Partiti e politici
M5s: dalla protesta al governo del paese?
Max Panarari ci ha appena ricordato, sulle pagine di questo giornale, quali siano i confini ed i limiti di un movimento, come quello pentastellato, che fa della “iper-comunicazione” uno dei suo tratti caratteristici. Ma ha anche sottolineato, in chiusura, un elemento inedito che agita la base del Movimento 5 stelle, vale a dire la battaglia (sottotraccia) per l’autonomia e l’emancipazione dei leader “nativi 5 Stelle” nei confronti della diarchia Grillo-Casaleggio. Come testimonia il recente libro curato da Roberto Biorcio sugli “attivisti del movimento” (F.Angeli), c’è del vero in quanto sostiene Panarari. I pentastellati di base si trovano a volte in imbarazzo, nella loro azione sul territorio, di fronte ai comportamenti o alle comunicazioni provenienti dall’alto, dai due fondatori. Il credito che in più occasioni ottengono dai cittadini, per i loro interventi in loco, viene un poco eroso se i pronunciamenti di Grillo sono troppo apodittici. E rischiano di far diminuire il consenso nei confronti del movimento.

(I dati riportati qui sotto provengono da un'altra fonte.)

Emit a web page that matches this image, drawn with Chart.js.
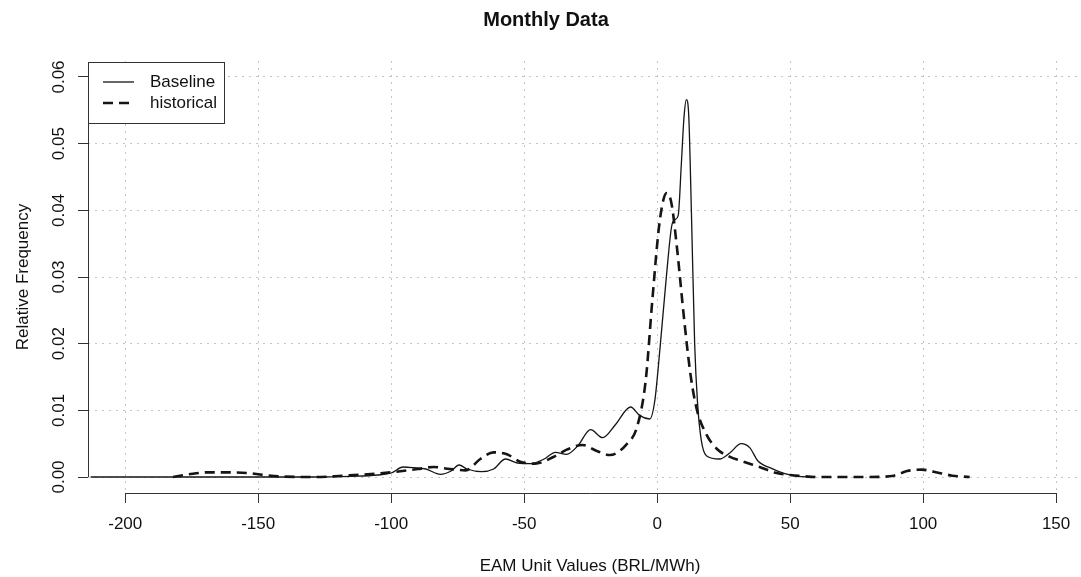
<!DOCTYPE html>
<html>
<head>
<meta charset="utf-8">
<title>Monthly Data</title>
<script src="https://cdn.jsdelivr.net/npm/chart.js@4/dist/chart.umd.min.js"></script>
<style>
  html, body { margin: 0; padding: 0; background: #ffffff; overflow: hidden; }
  #wrap { width: 1081px; height: 577px; overflow: hidden; position: relative; }
  canvas { display: block; }
</style>
</head>
<body>
<div id="wrap"><canvas id="chart" width="1180" height="577" style="width:1180px;height:577px"></canvas></div>
<script>
// Tick positions
const xTicks = [-200, -150, -100, -50, 0, 50, 100, 150];
const yTicks = [0, 0.01, 0.02, 0.03, 0.04, 0.05, 0.06];

// Baseline density (solid line)
const baselineX = [-213, -130, -115, -105, -100, -95.5, -91.5, -87, -81.5, -77.5, -74.5, -71.5, -66, -61.5, -57,
  -52.5, -47.5, -42.5, -38.3, -34, -30, -25, -20.5, -15.8, -10, -6.5, -2.8, -0.9, 1, 3.5, 5.4, 6.6, 7.9, 9.1,
  10.1, 11, 11.9, 12.9, 14.1, 15.2, 16.6, 18.5, 23.5, 27.3, 31.6, 34.8, 37.9, 43, 48, 53, 58];
const baselineY = [0, 0, 0.0001, 0.0003, 0.0006, 0.0015, 0.0014, 0.0012, 0.0004, 0.0009, 0.0018, 0.0012, 0.0008,
  0.0012, 0.0027, 0.0021, 0.002, 0.0027, 0.0037, 0.0034, 0.0046, 0.0071, 0.0059, 0.0078, 0.0105, 0.0092, 0.0087,
  0.0114, 0.019, 0.0302, 0.0375, 0.0386, 0.0392, 0.047, 0.054, 0.0566, 0.054, 0.0394, 0.02, 0.011, 0.0055, 0.0032,
  0.0027, 0.0036, 0.005, 0.0044, 0.0024, 0.0013, 0.0005, 0.0001, 0];

// Historical density (dashed line)
const historicalX = [-182, -176, -169, -161, -154, -148, -140, -128, -118, -109, -100, -90, -84, -78, -72, -66.5,
  -61.5, -56.5, -51.5, -46, -39, -34, -28, -22.7, -17.8, -11.5, -7.5, -4.3, -1.8, 0.6, 2.3, 3.6, 5.4, 7.5, 10,
  12.6, 15, 18.5, 22.5, 27, 32.5, 38.5, 45, 50, 54, 60, 70, 80, 89, 94, 99.5, 104, 111, 117.5];
const historicalY = [0, 0.0004, 0.0007, 0.0007, 0.0006, 0.0003, 0.00005, 0, 0.0002, 0.0004, 0.0007, 0.0012, 0.0015,
  0.0012, 0.001, 0.0027, 0.0037, 0.0034, 0.0023, 0.002, 0.003, 0.0041, 0.0048, 0.0039, 0.0033, 0.0049, 0.0076,
  0.0145, 0.0266, 0.0372, 0.0415, 0.0426, 0.041, 0.0342, 0.0242, 0.0152, 0.01, 0.0064, 0.0042, 0.0031, 0.0023,
  0.0015, 0.0006, 0.0003, 0.00015, 0, 0, 0, 0.0002, 0.0009, 0.0011, 0.0008, 0.0002, 0];

const FONT = '"Liberation Sans", Arial, Helvetica, sans-serif';
const INK = '#111111';
const GRID = '#c4c4c4';

const toPoints = (xs, ys) => xs.map((x, i) => ({ x: x, y: ys[i] }));

// Axis lines spanning only the first to last tick, as in base graphics
const axisLines = {
  id: 'axisLines',
  afterDatasetsDraw(chart) {
    const { ctx, chartArea, scales } = chart;
    const sx = scales.x, sy = scales.y;
    ctx.save();
    ctx.strokeStyle = '#333333';
    ctx.lineWidth = 1;
    ctx.beginPath();
    const yb = Math.round(chartArea.bottom) + 0.5;
    ctx.moveTo(sx.getPixelForValue(xTicks[0]), yb);
    ctx.lineTo(sx.getPixelForValue(xTicks[xTicks.length - 1]), yb);
    const xl = Math.round(chartArea.left) + 0.5;
    ctx.moveTo(xl, sy.getPixelForValue(yTicks[0]));
    ctx.lineTo(xl, sy.getPixelForValue(yTicks[yTicks.length - 1]));
    ctx.stroke();
    ctx.restore();
  }
};

// Boxed legend in the top-left corner of the plot region
const boxLegend = {
  id: 'boxLegend',
  afterDraw(chart) {
    const { ctx, chartArea } = chart;
    const left = Math.round(chartArea.left);
    const top = Math.round(chartArea.top) + 1;
    const w = 136, h = 61;
    ctx.save();
    ctx.fillStyle = '#ffffff';
    ctx.fillRect(left, top, w, h);
    ctx.strokeStyle = '#333333';
    ctx.lineWidth = 1;
    ctx.strokeRect(left + 0.5, top + 0.5, w, h);
    ctx.font = '17px ' + FONT;
    ctx.textBaseline = 'middle';
    ctx.textAlign = 'left';
    chart.data.datasets.forEach((ds, i) => {
      const yy = top + 20 + i * 21;
      ctx.beginPath();
      ctx.lineWidth = ds.borderWidth;
      ctx.strokeStyle = ds.borderColor;
      ctx.setLineDash(ds.borderDash || []);
      ctx.moveTo(left + 15, yy);
      ctx.lineTo(left + 46, yy);
      ctx.stroke();
      ctx.setLineDash([]);
      ctx.fillStyle = INK;
      ctx.fillText(ds.label, left + 62, yy);
    });
    ctx.restore();
  }
};

new Chart(document.getElementById('chart'), {
  type: 'line',
  data: {
    datasets: [
      {
        label: 'Baseline',
        data: toPoints(baselineX, baselineY),
        borderColor: '#151515',
        borderWidth: 1.3,
        pointRadius: 0,
        fill: false,
        cubicInterpolationMode: 'monotone'
      },
      {
        label: 'historical',
        data: toPoints(historicalX, historicalY),
        borderColor: '#151515',
        borderWidth: 2.6,
        borderDash: [10, 6],
        pointRadius: 0,
        fill: false,
        cubicInterpolationMode: 'monotone'
      }
    ]
  },
  options: {
    responsive: false,
    animation: false,
    events: [],
    layout: { padding: { left: 0, right: 88, top: 0, bottom: 0 } },
    plugins: {
      legend: { display: false },
      tooltip: { enabled: false },
      title: {
        display: true,
        text: 'Monthly Data',
        color: INK,
        font: { family: FONT, size: 20, weight: 'bold' },
        padding: { top: 8, bottom: 29 }
      }
    },
    scales: {
      x: {
        type: 'linear',
        min: -214,
        max: 163.5,
        afterBuildTicks: (s) => { s.ticks = xTicks.map(v => ({ value: v })); },
        afterFit: (s) => { s.height = 84; },
        grid: { color: GRID, lineWidth: 1, drawTicks: true, tickLength: 10, tickColor: '#333333', tickWidth: 1 },
        border: { display: false, dash: [2, 5] },
        ticks: {
          color: INK,
          font: { family: FONT, size: 17 },
          padding: 11,
          maxRotation: 0,
          minRotation: 0,
          autoSkip: false,
          callback: (v) => String(v)
        },
        title: {
          display: true,
          text: 'EAM Unit Values (BRL/MWh)',
          color: INK,
          font: { family: FONT, size: 17 },
          padding: { top: 0, bottom: 0 }
        }
      },
      y: {
        type: 'linear',
        min: -0.0024,
        max: 0.0624,
        afterBuildTicks: (s) => { s.ticks = yTicks.map(v => ({ value: v })); },
        afterFit: (s) => { s.width = 88; },
        grid: { color: GRID, lineWidth: 1, drawTicks: true, tickLength: 10, tickColor: '#333333', tickWidth: 1 },
        border: { display: false, dash: [2, 5] },
        ticks: {
          color: INK,
          font: { family: FONT, size: 17 },
          padding: 2.5,
          minRotation: 90,
          maxRotation: 90,
          crossAlign: 'center',
          callback: (v) => Number(v).toFixed(2)
        },
        title: {
          display: true,
          text: 'Relative Frequency',
          color: INK,
          font: { family: FONT, size: 17 },
          padding: { top: 13, bottom: 0 }
        }
      }
    }
  },
  plugins: [axisLines, boxLegend]
});
</script>
</body>
</html>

Perché alle ultime amministrative, come si sa, la quota di cittadini che ha scelto il M5s si è espansa significativamente, forse, grazie anche il “passo indietro” compiuto dai vertici del movimento stesso, che hanno lasciato in questa occasione più spazio al territorio ed ai loro attivisti. Le cose sono andate abbastanza bene, meglio del previsto comunque, grazie certo alle pessime performance dei partiti tradizionali, ma anche al buon impatto che hanno avuto le proposte provenienti dai candidati regionali o comunali. Il movimento si è consolidato in numerosi territori, vincendone anche qualcuno, a dispetto del presunto appeal unicamente nazionale, unendo alle consuete mozioni di protesta specifiche mozioni di proposta, ben valutate da molti elettori.
Il riflesso di questi successi si è riverberato anche a livello nazionale, dove le opzioni in favore dei 5 stelle sono molto cresciute nelle ultime settimane, fino ad insidiare da vicino la supremazia dello stesso Partito Democratico, in significativa crisi di consensi. Il distacco tra Pd e M5s, nelle intenzioni di voto, è ora molto ridimensionato, tra il 4% ed il 7% a seconda delle diverse indagini effettuate. Ed alcune simulazioni, con il sistema Italicum, ci parlano addirittura di un ballottaggio dove i due principali contendenti non sarebbero divisi se non da una percentuale irrisoria. Come dire: se si va al secondo turno, come è molto probabile, non è detto che il Pd ce la faccia.
Restano peraltro alcune remore degli elettori a votare M5s. Perché? Sostanzialmente per il motivo che la “classe dirigente” di quel movimento non appare ancora sufficientemente credibile a diventare classe di governo, dal momento che si trovano troppo in balia del comportamento dei due fondatori. Gli elettori non di parte si chiedono: ma in caso di vittoria a livello nazionale, possiamo essere sicuri che Grillo e Casaleggio non la facciano da padroni e prendano loro in mano le leve del comando? E’ certo vero che senza loro due, senza lo loro forte azione di contestazione, il M5s non esisterebbe, ma per poterlo far diventare un’opzione accettabile anche nelle proposte governative, meglio volti nuovi e più efficienti politicamente. Insomma: se crescono bene le seconde linee, il Pd avrà grosse difficoltà a vincere le prossime elezioni.